Again a post I could relate to at least in part and enjoy in whole! I have done the Dante tour with another tour company and thoroughly enjoyed it. And I have to brag just a bit. I also have read and enjoyed “The Divine Comedy.” And my English teacher breakfast friends even said “Why?” I guess because I wanted to and could. Used a gift card to buy the John Ciardi translation with almost more notes than poetry. But reading a couple of cantos a day and all their notes for me was fun though it certainly took a while. Ah retirement time!
The tour took in church, museum and a couple of other sites. We then, 4 of us, had hot chocolate and took turns reading aloud (in English) the Paolo and Francesca canto. (I hope I got the names right). We finished the tour watching Robert Begnini (sp?) read that canto on the guide’s iPad.
Of course, once again, thanks to you I have had to add another possible tour site to my list of Florence Favorites to check out.
Wow, that’s GREAT, Joan! Yes, you got the names right, and yes, the Benigni DVDs are great for capturing the emotion of the poem, even if your 15th century Italian isn’t perfect. I applaud you because it’s a lot of work to read the entire poem, even in translation. At the university, we spent an entire semester under the guidance of a professor to dissect it, and still left A LOT untouched. Brava!!

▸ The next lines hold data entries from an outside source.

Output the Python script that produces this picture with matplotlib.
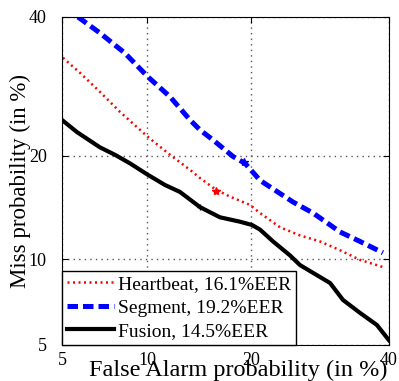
import math
import numpy as np
import matplotlib
matplotlib.use("Agg")
import matplotlib.pyplot as plt

# DET curve data (in %)
heartbeat_pfa = [5.04, 5.84, 6.90, 8.10, 10.04, 11.80, 13.57, 14.51, 16.12, 17.61, 19.91, 21.12, 23.67, 26.37, 29.22, 32.20, 35.32, 39.01]
heartbeat_pmiss = [33.5, 31.2, 28.4, 25.6, 22.3, 20.1, 18.35, 17.45, 16.2, 15.5, 14.67, 13.9, 12.6, 11.9, 11.4, 10.7, 9.96, 9.44]

segment_pfa = [5.74, 6.90, 8.43, 10.04, 11.80, 13.57, 14.51, 15.83, 17.96, 19.33, 21.12, 22.37, 25.40, 28.20, 30.26, 32.20, 35.32, 39.01]
segment_pmiss = [40.0, 37.4, 34.2, 30.6, 27.7, 24.5, 23.2, 21.9, 19.9, 19.1, 17.2, 16.5, 14.96, 13.9, 13.0, 12.2, 11.4, 10.5]

fusion_pfa = [5.0, 5.70, 6.90, 7.79, 8.76, 10.04, 11.38, 12.66, 14.51, 16.53, 18.73, 20.16, 21.12, 22.76, 24.99, 26.37, 30.71, 32.67, 35.32, 38.02, 39.97]
fusion_pmiss = [24.5, 22.9, 21.0, 20.1, 19.1, 17.8, 16.7, 15.97, 14.46, 13.5, 13.1, 12.8, 12.4, 11.4, 10.3, 9.58, 8.35, 7.30, 6.57, 5.94, 5.22]

eer = {"Heartbeat": 16.1, "Segment": 19.2, "Fusion": 14.5}
ticks = [5, 10, 20, 40]

# probit (normal deviate) scale, Acklam approximation
_a = [-3.969683028665376e+01, 2.209460984245205e+02, -2.759285104469687e+02,
      1.383577518672690e+02, -3.066479806614716e+01, 2.506628277459239e+00]
_b = [-5.447609879822406e+01, 1.615858368580409e+02, -1.556989798598866e+02,
      6.680131188771972e+01, -1.328068155288572e+01]
_c = [-7.784894002430293e-03, -3.223964580411365e-01, -2.400758277161838e+00,
      -2.549732539343734e+00, 4.374664141464968e+00, 2.938163982698783e+00]
_d = [7.784695709041462e-03, 3.224671290700398e-01, 2.445134137142996e+00,
      3.754408661907416e+00]


def _ndtri_one(p):
    p = min(max(p, 1e-9), 1 - 1e-9)
    if p < 0.02425:
        q = math.sqrt(-2 * math.log(p))
        return (((((_c[0]*q+_c[1])*q+_c[2])*q+_c[3])*q+_c[4])*q+_c[5]) / \
               ((((_d[0]*q+_d[1])*q+_d[2])*q+_d[3])*q+1)
    if p > 1 - 0.02425:
        q = math.sqrt(-2 * math.log(1 - p))
        return -(((((_c[0]*q+_c[1])*q+_c[2])*q+_c[3])*q+_c[4])*q+_c[5]) / \
               ((((_d[0]*q+_d[1])*q+_d[2])*q+_d[3])*q+1)
    q = p - 0.5
    r = q * q
    return (((((_a[0]*r+_a[1])*r+_a[2])*r+_a[3])*r+_a[4])*r+_a[5])*q / \
           (((((_b[0]*r+_b[1])*r+_b[2])*r+_b[3])*r+_b[4])*r+1)


_ndtri = np.vectorize(_ndtri_one, otypes=[float])
_erf = np.vectorize(math.erf, otypes=[float])


def forward(pct):
    return _ndtri(np.asarray(pct, dtype=float) / 100.0)


def inverse(z):
    return 100.0 * 0.5 * (1 + _erf(np.asarray(z, dtype=float) / math.sqrt(2)))


plt.rcParams['font.family'] = ['Liberation Serif', 'DejaVu Serif']

fig = plt.figure(figsize=(3.99, 3.81), dpi=100)
ax = fig.add_axes([0.1554, 0.0945, 0.8195, 0.8609])
ax.set_xscale('function', functions=(forward, inverse))
ax.set_yscale('function', functions=(forward, inverse))

ax.plot(heartbeat_pfa, heartbeat_pmiss, color='red', linestyle=(0, (0.8, 1.4)), lw=1.8,
        label='Heartbeat, 16.1%EER')
ax.plot(segment_pfa, segment_pmiss, color='blue', linestyle=(0, (2.1, 1.0)), lw=3.6,
        label='Segment, 19.2%EER')
ax.plot(fusion_pfa, fusion_pmiss, color='black', linestyle='-', lw=3,
        label='Fusion, 14.5%EER')

ax.plot([eer["Heartbeat"]], [eer["Heartbeat"]], '*', color='red', ms=6)
ax.plot([eer["Segment"]], [eer["Segment"]], '*', color='blue', ms=6)
ax.plot([eer["Fusion"]], [eer["Fusion"]], '+', color='black', ms=5)

ax.set_xlim(5, 40)
ax.set_ylim(5, 40)
ax.set_xticks(ticks)
ax.set_yticks(ticks)
ax.set_xticklabels([str(t) for t in ticks])
ax.set_yticklabels([str(t) for t in ticks])
ax.minorticks_off()
ax.tick_params(direction='in', length=4, top=True, right=True, labelsize=13)
ax.tick_params(axis='x', pad=5)
ax.tick_params(axis='y', pad=11)
ax.grid(True, linestyle=(0, (1, 3)), color='#555555', lw=1)
ax.set_axisbelow(True)

ax.set_xlabel('False Alarm probability (in %)', fontsize=17.5, va='center')
ax.xaxis.set_label_coords(0.538, -0.076)
ax.set_ylabel('Miss probability (in %)', fontsize=16.5, va='center')
ax.yaxis.set_label_coords(-0.128, 0.5)

leg = ax.legend(loc='lower left', bbox_to_anchor=(0, 0), borderaxespad=0,
                fontsize=14, handlelength=2.4, handletextpad=0.25,
                labelspacing=0.3, borderpad=0.25, fancybox=False, framealpha=1)
leg.get_frame().set_edgecolor('black')
leg.get_frame().set_linewidth(1)

fig.savefig('out.png', dpi=100)
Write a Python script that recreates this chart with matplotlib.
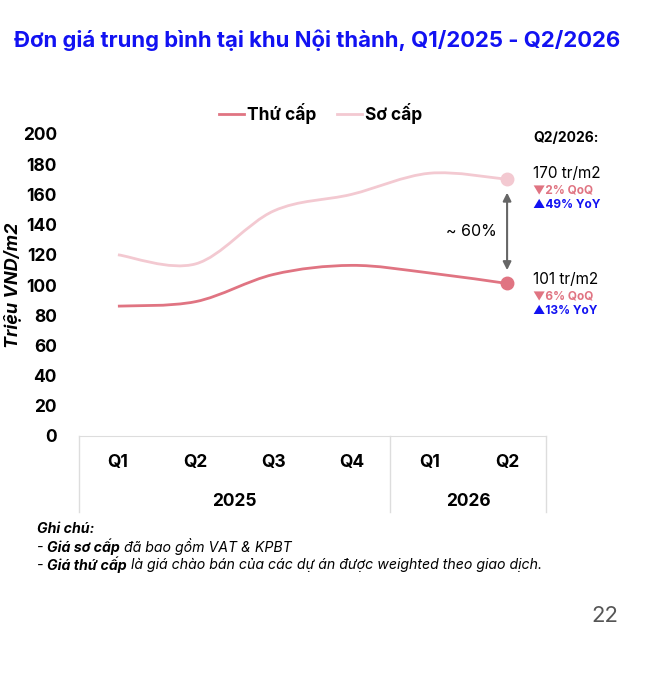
import matplotlib
matplotlib.use("Agg")
import matplotlib.pyplot as plt
from matplotlib.path import Path
from matplotlib.patches import PathPatch
import numpy as np

plt.rcParams['font.family'] = ['Inter', 'DejaVu Sans']

quarters = ['Q1', 'Q2', 'Q3', 'Q4', 'Q1', 'Q2']
years = ['2025', '2026']
year_spans = [(0, 3), (4, 5)]
thu_cap = [86, 89, 107, 113, 108, 101]
so_cap = [120, 114, 149, 160, 174, 170]
yticks = [0, 20, 40, 60, 80, 100, 120, 140, 160, 180, 200]

c_thu = '#E07482'
c_so = '#F3C9D1'
c_blue = '#1212F2'

W, H = 660, 683
fig = plt.figure(figsize=(W / 100, H / 100), dpi=100)
ax = fig.add_axes([79 / W, 1 - 436 / H, (546 - 79) / W, (436 - 134) / H])
ax.set_xlim(-0.5, 5.5)
ax.set_ylim(0, 200)
for s in ['top', 'right', 'left']:
    ax.spines[s].set_visible(False)
ax.spines['bottom'].set_color('#dddddd')
ax.set_xticks([])
ax.set_yticks(yticks)
ax.set_yticklabels([str(v) for v in yticks], fontsize=12.5, fontweight='bold')
ax.tick_params(axis='y', length=0, pad=16)


def fx(px):
    return px / W


def fy(py):
    return 1 - py / H


fig.text(fx(13), fy(285), 'Triệu VND/m2', fontsize=13, fontweight='bold', fontstyle='italic',
         rotation=90, ha='center', va='center')


def smooth_path(ys):
    xs = np.arange(len(ys), dtype=float)
    pts = np.column_stack([xs, np.asarray(ys, dtype=float)])
    verts = [pts[0]]
    codes = [Path.MOVETO]
    n = len(pts)
    for i in range(n - 1):
        p0 = pts[i - 1] if i > 0 else pts[i]
        p1 = pts[i]
        p2 = pts[i + 1]
        p3 = pts[i + 2] if i + 2 < n else pts[i + 1]
        verts += [p1 + (p2 - p0) / 6, p2 - (p3 - p1) / 6, p2]
        codes += [Path.CURVE4] * 3
    return Path(verts, codes)


ax.add_patch(PathPatch(smooth_path(so_cap), fill=False, edgecolor=c_so, lw=2))
ax.add_patch(PathPatch(smooth_path(thu_cap), fill=False, edgecolor=c_thu, lw=2))
ax.plot([5], [so_cap[-1]], 'o', color=c_so, ms=9, zorder=5)
ax.plot([5], [thu_cap[-1]], 'o', color=c_thu, ms=9, zorder=5)

# legend handles
ax.plot([], [], color=c_thu, lw=2, label='Thứ cấp')
ax.plot([], [], color=c_so, lw=2, label='Sơ cấp')
ax.legend(loc='lower center', bbox_to_anchor=(0.518, 0.98), ncol=2, frameon=False,
          prop={'size': 12.5, 'weight': 'bold'}, handlelength=1.4, handletextpad=0.2,
          columnspacing=1.2)

# category axis box
tr = ax.get_xaxis_transform()
box_bottom = -(512 - 436) / (436 - 134)
for xv in [-0.5, 3.5, 5.5]:
    ax.plot([xv, xv], [0, box_bottom], color='#dddddd', lw=1, transform=tr, clip_on=False)
q_y = -(463 - 436) / (436 - 134)
yr_y = -(502 - 436) / (436 - 134)
for i, q in enumerate(quarters):
    ax.text(i, q_y, q, transform=tr, ha='center', va='center', fontsize=12.5, fontweight='bold')
for (a, b), yr in zip(year_spans, years):
    ax.text((a + b) / 2, yr_y, yr, transform=tr, ha='center', va='center', fontsize=12.5,
            fontweight='bold')

# gap arrow
ax.annotate('', xy=(5, thu_cap[-1] + 7), xytext=(5, so_cap[-1] - 7),
            arrowprops=dict(arrowstyle='<|-|>', color='#666666', lw=1.5, mutation_scale=12))
ax.text(4.87, (thu_cap[-1] + so_cap[-1]) / 2, '~ 60%', ha='right', va='center', fontsize=11.5)

# right annotations
fig.text(fx(533), fy(138), 'Q2/2026:', fontsize=10, fontweight='bold', va='center')
fig.text(fx(533), fy(173), '%d tr/m2' % so_cap[-1], fontsize=11, va='center')
fig.text(fx(533), fy(190), '▼2% QoQ', fontsize=8.5, fontweight='bold', color=c_thu, va='center')
fig.text(fx(533), fy(205), '▲49% YoY', fontsize=8.5, fontweight='bold', color=c_blue, va='center')
fig.text(fx(533), fy(279), '%d tr/m2' % thu_cap[-1], fontsize=11, va='center')
fig.text(fx(533), fy(296), '▼6% QoQ', fontsize=8.5, fontweight='bold', color=c_thu, va='center')
fig.text(fx(533), fy(311), '▲13% YoY', fontsize=8.5, fontweight='bold', color=c_blue, va='center')

# title
fig.text(fx(14), fy(40), 'Đơn giá trung bình tại khu Nội thành, Q1/2025 - Q2/2026',
         fontsize=15.9, fontweight='bold', color=c_blue, va='center')

# notes
renderer = fig.canvas.get_renderer()


def rich_line(x, y, parts, size=10.2):
    for txt, weight in parts:
        t = fig.text(x, y, txt, fontsize=size, fontstyle='italic', fontweight=weight, va='center')
        bb = t.get_window_extent(renderer)
        x = x + bb.width / W


rich_line(fx(37), fy(529), [('Ghi chú:', 'bold')])
rich_line(fx(37), fy(547), [('- ', 'normal'), ('Giá sơ cấp', 'bold'), (' đã bao gồm VAT & KPBT', 'normal')])
rich_line(fx(37), fy(565), [('- ', 'normal'), ('Giá thứ cấp', 'bold'),
                            (' là giá chào bán của các dự án được weighted theo giao dịch.', 'normal')])

fig.text(fx(618), fy(616), '22', fontsize=16, color='#555555', ha='right', va='center')

fig.savefig('out.png', dpi=100)
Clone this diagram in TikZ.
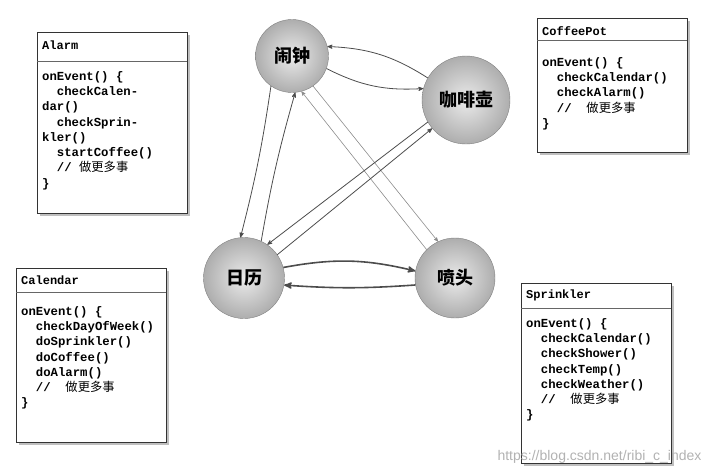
\documentclass[tikz,border=0pt]{standalone}
\usepackage{fontspec}
\setmonofont{Liberation Mono}
\newfontfamily\cjk{Noto Sans CJK SC}
\newfontfamily\urlfont{Liberation Sans}
\usetikzlibrary{shadows}
\usetikzlibrary{arrows}

\begin{document}
\begin{tikzpicture}[x=1pt,y=-1pt]
	%\draw[help lines] (0,0) grid (709,474);
	\useasboundingbox (0,0) rectangle (709,474);

	\tikzstyle{obox} = [draw=black!80,fill=white,line width=0.8pt,drop shadow={shadow xshift=3pt,shadow yshift=-3pt,opacity=0.5}]
	\tikzstyle{otitle} = [anchor=west,inner sep=0pt,font=\ttfamily\bfseries\fontsize{12}{12}\selectfont]
	\tikzstyle{ocode} = [anchor=north west,inner sep=0pt,align=left,font=\ttfamily\bfseries\fontsize{12.3}{15.3}\selectfont]
	\tikzstyle{onode} = [circle,draw=black!50,inner color=black!8,outer color=black!32,font=\cjk\bfseries\fontsize{18}{18}\selectfont]
	\tikzstyle{oedge} = [->,>=stealth',black!70,line width=0.8pt]
	\tikzstyle{tedge} = [->,>=stealth',black!45,line width=0.6pt]
	\tikzstyle{bedge} = [->,>=stealth',black!70,line width=1.6pt]

% boxes
\draw[obox] (37,32) rectangle (187,213);
\draw[black!60] (37,61) -- (187,61);
\node[otitle] (alarm) at (42,45) {Alarm};
\node[ocode] (alarmcode) at (42,71) {onEvent() \{\\
\ \ checkCalen-\\dar()\\
\ \ checkSprin-\\kler()\\
\ \ startCoffee()\\
\ \ // {\cjk\mdseries 做更多事}\\
\}};

\draw[obox] (537,18) rectangle (687,152);
\draw[black!60] (537,40) -- (687,40);
\node[otitle] (pot) at (542,31) {CoffeePot};
\node[ocode] (potcode) at (542,57) {onEvent() \{\\
\ \ checkCalendar()\\
\ \ checkAlarm()\\
\ \ //\ \ {\cjk\mdseries 做更多事}\\
\}};

\draw[obox] (16,268) rectangle (166,442);
\draw[black!60] (16,292) -- (166,292);
\node[otitle] (cal) at (21,280) {Calendar};
\node[ocode] (calcode) at (21,306) {onEvent() \{\\
\ \ checkDayOfWeek()\\
\ \ doSprinkler()\\
\ \ doCoffee()\\
\ \ doAlarm()\\
\ \ //\ \ {\cjk\mdseries 做更多事}\\
\}};

\draw[obox] (521,283) rectangle (671,463);
\draw[black!60] (521,308) -- (671,308);
\node[otitle] (spr) at (526,295) {Sprinkler};
\node[ocode] (sprcode) at (526,318) {onEvent() \{\\
\ \ checkCalendar()\\
\ \ checkShower()\\
\ \ checkTemp()\\
\ \ checkWeather()\\
\ \ //\ \ {\cjk\mdseries 做更多事}\\
\}};

% objects
\node[onode,minimum size=73pt] (v1) at (292,56) {闹钟};
\node[onode,minimum size=88pt] (v2) at (466,100) {咖啡壶};
\node[onode,minimum size=81pt] (v3) at (244,278) {日历};
\node[onode,minimum size=80pt] (v4) at (455,278) {喷头};

% messages
\draw[oedge] (v2.150) to[bend right=15] (v1.15) ;
\draw[oedge] (v1.-20) to[bend right=15] (v2.165);
\draw[oedge] (v1.-125) to[bend left=3] (v3.95);
\draw[oedge] (v3.65) to[bend left=3] (v1.-85);
\draw[tedge] (v1.-55) -- (v4.115);
\draw[tedge] (v4.135) -- (v1.-75);
\draw[oedge] (v2.-150) -- (v3.55);
\draw[oedge] (v3.35) -- (v2.-140);
\draw[bedge] (v3.15) to[bend left=12] (v4.170);
\draw[bedge] (v4.-170) to[bend left=4] (v3.-10);

\node[text=black!30,anchor=east,font=\urlfont\fontsize{14}{14}\selectfont] (url) at (705,457) {https://blog.csdn.net/ribi\_c\_index};
\end{tikzpicture}
\end{document}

Great post as usual, having my coffee and drooling! My daughter studied in Florence for one year in 1989 we rented an apartment and I quit my job and stayed for three months, it was much different then, no computers or I phones etc I am so glad I got to experience the Florence of that era we still return but it is so different.
Thanks for sharing
Thanks for stopping by, Maxine!
Yet another great post Rick, well done! I just wish I had found/known of your blog prior to my two week visit to Italy in April. A return is a must, and sooner rather than later!
Thanks so much, Tony! I hope you make it back to Italia soon!